Executive producer, Listen Up TV

Bailout is a contentious topic for Christian thought to wrestle with. At an early crisis in the story of God and the human race, God tells his human friend Adam that he's going to have to increase his productivity if he's to survive.

As Adam ventured on his own enterprise, there was no magical money tree, no printing press to issue trillions; in fact, God warns Adam that access to money will not be the natural order of things. No exemptions from the divine selection of struggle.

GM, Chrysler and all bailout beggars are darn lucky this is such a secular state. They won't need to worry that this moral root will impugn their hungry gaze toward government handouts. No parables of Jesus will be applied to their plight, gosh no, that would never do in polite Canada. Economists under pressure will keep inventing new strategies, and the church, well, it's been a long time since 16th-century monks, priests and theologians influenced economic theory with their rationale on the dignity of the human person.

But if the Department of Finance figures are correct, we are a nation where churches outnumber bank branches by almost 3 to 1 (23,427 Christian churches, 8,000 bank branches). If, as the Canadian Centre for Philanthropy reports, 5.4 million Canadians are attending church each week, this must be the most invisible national pastime we've ever known. Surely the entrepreneurial imagination must wonder what we could withdraw from the church during this time of unprecedented economic challenge.

First, we'd find some religious leaders are grappling with their own spiralling economies of hope. The new Canadian bestseller The Ego Boom explains how our inflated egos created the debt crisis. Equating self-esteem with what we could buy on credit is what launched the mess, say authors Steve Maich and Lianne George, and they conclude that places of authority were either too chicken or too greedy to tell us otherwise.

Hungry for relevance, the church got sucked into the demise. The authors write: "The You Sell has become so powerful that the only way the church can compete is to adopt it ... catering to the demands and 'felt needs' of churchgoers as consumers, rather than challenging the integrity of a self-interested lifestyle."

Recasting Christian teachings as more me-centred and less God-centred, warn Mr. Maich and Ms. George, leaves people more anxious and less equipped for reality. The fact that it takes two writers from Maclean's to deliver this indictment on spiritual culture is a wakeup call that we weren't fooling anyone pretending that Jesus's words were easy.

Second, we'd find there'd be much value in holding classes on family financing, job searching and career planning in church. This is the place whose textbook, the Bible, gives advice on money four times as often as it does on prayer. More than 2,000 verses, which Christian author Philip Yancey says can be summarized into three basic questions: How did you get it? What are you doing with it? What is it doing to you?

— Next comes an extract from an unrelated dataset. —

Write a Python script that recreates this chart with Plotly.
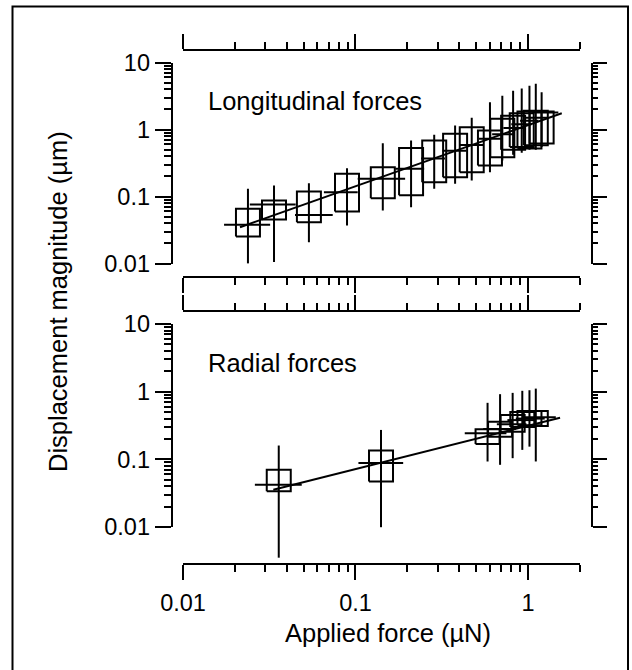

In the course of learning together, we'd discover that the church is full of capitalists and socialists. We wouldn't agree, but at least we'd be expanding solutions on issues that cause every family anxiety.

Finally, we'd find not just bailout but real rescue - salvation even - from the fear that broods over us. Some of the most usable Christian writing for modern times came out of the 1980 recession when a Maryland pastor, Eugene Peterson, saw his calm Presbyterian congregation panic over their failing fortunes. That fear led this scholar in both Hebrew and Greek to translate the Bible into street language, in a Bible called The Message, so people could understand and feel what God's story of rescue really means. With 11 million copies sold, it shows he struck a nerve.

"Saved is a big word for us," he said. "Do you know what that word means in Hebrew? It means 'space.' Give us space. Salvation is a prairie. All the fences are down. All the doors are opened. Salvation is entering into largeness, God's largeness."

Imagine if we could think with that largeness, instead of the fearful smallness that Adam was strapped with on his encounter with financial viability. Imagine if all the doors were opened on possibility because my financial future really isn't all about me.